Non un morto. Non un parto. Non i tanti reati commessi. Non le polemiche politiche. Non il rischio di un'alluvione di contagi. Non la paura del disastro ambientale. Nulla riesce a fermare il rave illegale sul lago di Mezzano nel comune di Valenzano, nel Viterbese.

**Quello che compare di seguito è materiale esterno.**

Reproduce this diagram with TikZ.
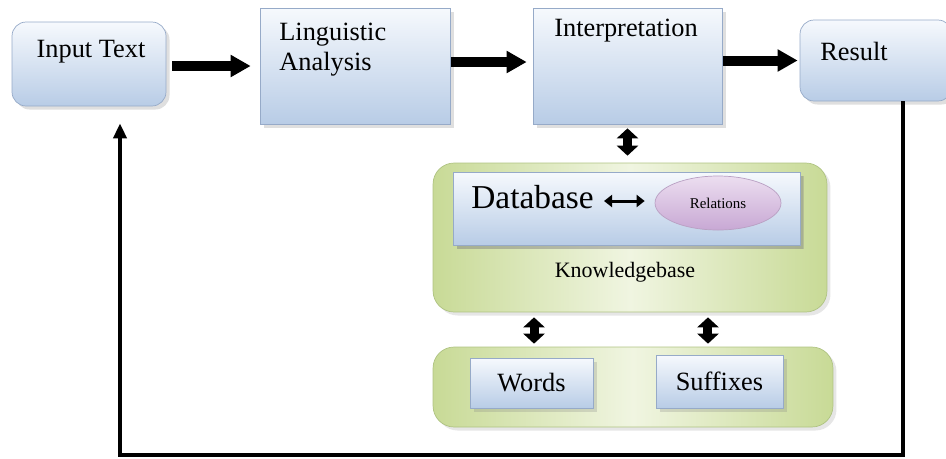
\documentclass[tikz,border=0pt]{standalone}
\usepackage{fontspec}
\setmainfont{Liberation Serif}
\usetikzlibrary{arrows.meta,positioning,shadows,shapes.geometric}

\definecolor{boxtop}{RGB}{246,249,253}
\definecolor{boxbot}{RGB}{184,204,230}
\definecolor{boxline}{RGB}{150,170,200}
\definecolor{kbedge}{RGB}{200,218,150}
\definecolor{kbmid}{RGB}{240,245,225}
\definecolor{kbline}{RGB}{175,195,130}
\definecolor{reltop}{RGB}{236,222,240}
\definecolor{relbot}{RGB}{200,168,212}

\tikzset{
  procbox/.style={draw=boxline, top color=boxtop, bottom color=boxbot,
    drop shadow={opacity=0.25, shadow xshift=2pt, shadow yshift=-2pt}},
  roundbox/.style={procbox, rounded corners=8pt},
  kbbox/.style={draw=kbline, left color=kbedge, right color=kbedge, middle color=kbmid,
    rounded corners=12pt, drop shadow={opacity=0.2, shadow xshift=2pt, shadow yshift=-2pt}},
  relshape/.style={ellipse, draw=relbot!80!gray, top color=reltop, bottom color=relbot},
  bigarrow/.style={line width=0.2cm, -{Triangle[length=0.4cm,width=0.42cm]}},
  dblarrow/.style={line width=0.18cm, {Triangle[length=0.2cm,width=0.42cm]}-{Triangle[length=0.2cm,width=0.42cm]}},
  smallarrow/.style={line width=0.06cm, {Triangle[length=0.16cm,width=0.24cm]}-{Triangle[length=0.16cm,width=0.24cm]}},
  fbarrow/.style={line width=0.08cm, -{Triangle[length=0.3cm,width=0.26cm]}}
}

\begin{document}
\begin{tikzpicture}[x=0.02cm, y=-0.02cm, font=\fontsize{15}{17}\selectfont]
  \useasboundingbox (0,0) rectangle (946,458);

  % main chain
  \node[roundbox, minimum width=3.08cm, minimum height=1.68cm] (intext) at (89,64) {};
  \node[procbox, minimum width=3.8cm, minimum height=2.32cm] (ling) at (355,66) {};
  \node[procbox, minimum width=3.78cm, minimum height=2.32cm] (interp) at (627.5,66) {};
  \node[roundbox, minimum width=3.04cm, minimum height=1.62cm] (result) at (876,60.5) {};

  \node (intextlbl) at (91,52) {Input Text};
  \node[anchor=north west, align=left, inner sep=0pt] (linglbl) at (279,23) {Linguistic\\Analysis};
  \node (interplbl) at (626,31) {Interpretation};
  \node[anchor=west, inner sep=0pt] (resultlbl) at (820,51) {Result};

  % knowledge base
  \node[kbbox, minimum width=7.88cm, minimum height=2.98cm] (kb) at (630,237.5) {};
  \node[procbox, drop shadow={opacity=0.3}, minimum width=6.94cm, minimum height=1.46cm] (db) at (626.5,208.5) {};
  \node[anchor=west, inner sep=0pt, font=\fontsize{19}{21}\selectfont] (dblbl) at (471,197) {Database};
  \node[relshape, minimum width=2.52cm, minimum height=1.08cm, inner sep=0pt,
    font=\fontsize{8.5}{10}\selectfont] (rel) at (718,203) {Relations};
  \node[font=\fontsize{12.5}{14}\selectfont] (kblbl) at (625,272) {Knowledgebase};

  % lexicon
  \node[kbbox, minimum width=8.0cm, minimum height=1.6cm] (lex) at (633,387) {};
  \node[procbox, minimum width=2.46cm, minimum height=1.0cm] (words) at (531.5,383) {Words};
  \node[procbox, minimum width=2.54cm, minimum height=1.06cm] (suff) at (719.5,381.5) {Suffixes};

  \coordinate (fbleft) at (120,455);

  % connectors
  \draw[bigarrow, shorten <=0.12cm, shorten >=0.18cm] ([yshift=-0.04cm]intext.east) -- ([yshift=-0.04cm]intext.east -| ling.west);
  \draw[bigarrow, shorten <=0.02cm, shorten >=0.12cm] ([yshift=0.08cm]ling.east) -- ([yshift=0.08cm]interp.west);
  \draw[bigarrow, shorten <=0.02cm, shorten >=0.04cm] (interp.east |- result.west) -- (result.west);
  \draw[dblarrow, shorten <=0.08cm, shorten >=0.14cm] (interp.south) -- (interp.south |- kb.north);
  \draw[smallarrow, shorten <=0.2cm, shorten >=0.2cm] ([yshift=-0.08cm]dblbl.east) -- ([yshift=-0.08cm]dblbl.east -| rel.west);
  \draw[dblarrow, shorten <=0.1cm, shorten >=0.06cm] ([xshift=-1.92cm]kb.south) -- ([xshift=-1.92cm]kb.south |- lex.north);
  \draw[dblarrow, shorten <=0.1cm, shorten >=0.06cm] ([xshift=1.56cm]kb.south) -- ([xshift=1.56cm]kb.south |- lex.north);
  \draw[fbarrow, shorten >=0.34cm] ([xshift=0.54cm]result.south) |- (fbleft) -- (fbleft |- intext.south);
\end{tikzpicture}
\end{document}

Da cinque giorni migliaia di persone, qualcuno dice dieci, sono accampate nella campagna della Tuscia. Le foto scattate dai droni mostrano centinaia e centinaia di automobili, camion, camper, tende. Una cittadella senza regole e senza igiene che di notte balla al ritmo di musica che rimbomba per chilometri e disturba i residenti di Pitigliano e di Latera e di giorno dorme. Una Rave City dove accade di tutto. Anche di morire, come è accaduto al venticinquenne che la sera di Ferragosto si è tuffato nelle acque del lago ed è stato ripescato cadavere dopo ore di ricerche. E anche di nascere, come racconta un ventenne che il rave l'ha lasciato per tornare a Torino e ai giornalisti dice di aver visto arrivare un'ambulanza per assistere la neomamma: «Credo che a nascere sia stata una bambina». Chissà se è vero.
Se lo è, il conto della vita è in pareggio. Non lo è quello della sicurezza, visto che testimoni parlano di stupri, di ragazzi in coma etilico, in overdose, di risse. Non lo è quello di un territorio che uscirà a pezzi da questi cinque giorni da Woodstock all'acquacotta, quello delle istituzioni che appaiono paralizzate di fronte a un evento che nessuno è riuscito a fermare. Nemmeno il questore di Viterbo Giancarlo Sant'Elia, che alle prove di forza ha preferito la mediazione. Un cordone sanitario attorno alla vasta area, nessuno entra più, si esce soltanto, si tollera bonariamente quanto accade all'interno, dove agenti in borghese cercano di convincere gli organizzatori a piantarla lì, finalmente. Una scelta che ha suscitato levate di scudi politiche (di cui riferiamo a fianco) ma che ieri il portavoce dell'Associazione nazionale funzionari di polizia, Girolamo Lacquaniti, irritato all'idea di una «resa dello Stato», ha difeso così: «Il terreno privato (non pubblico) oltre a essere particolarmente vastò è stato occupato da decine di tir e vede la presenza di migliaia di persone, in più è presente vegetazione secca, facilmente infiammabile. In uno scenario di questo tipo l'intervento prevederebbe un uso della forza che dovrebbe tenere conto dei rischi connessi al movimento di mezzi pesanti tra la folla» e all'uso «dei lacrimogeni rischia d'innescare incendi».
La Procura di Viterbo ha aperto un fascicolo di indagine per morte in conseguenza di altro reato sul decesso del venticinquenne, sul cui corpo verrà effettuata l'autopsia. Ma la Rave City di Mezzano continua a vivere, anche se si vedono segnali che annunciano la fine della kermesse. Molte auto ieri hanno lasciato l'enorme radura, tutte controllate dalle forze dell'ordine, mentre altri ballavano, si riposavano, radunavano le loro cose, riempivano centinaia di sacchi di spazzatura. Di mascherine, a Mezzano, se ne vedono davvero poche e questo fa sorgere molti timori su un possibile cluster di Covid-19.
L'emergenza sanitaria va a braccetto con quella ambientale. «L'area del raduno - si allarma il sindaco di Valentano Stefano Bigiotti - è un territorio protetto, fragile e di pregio, un sito di interesse comunitario. Mi auguro che le conseguenze non siano irreparabili».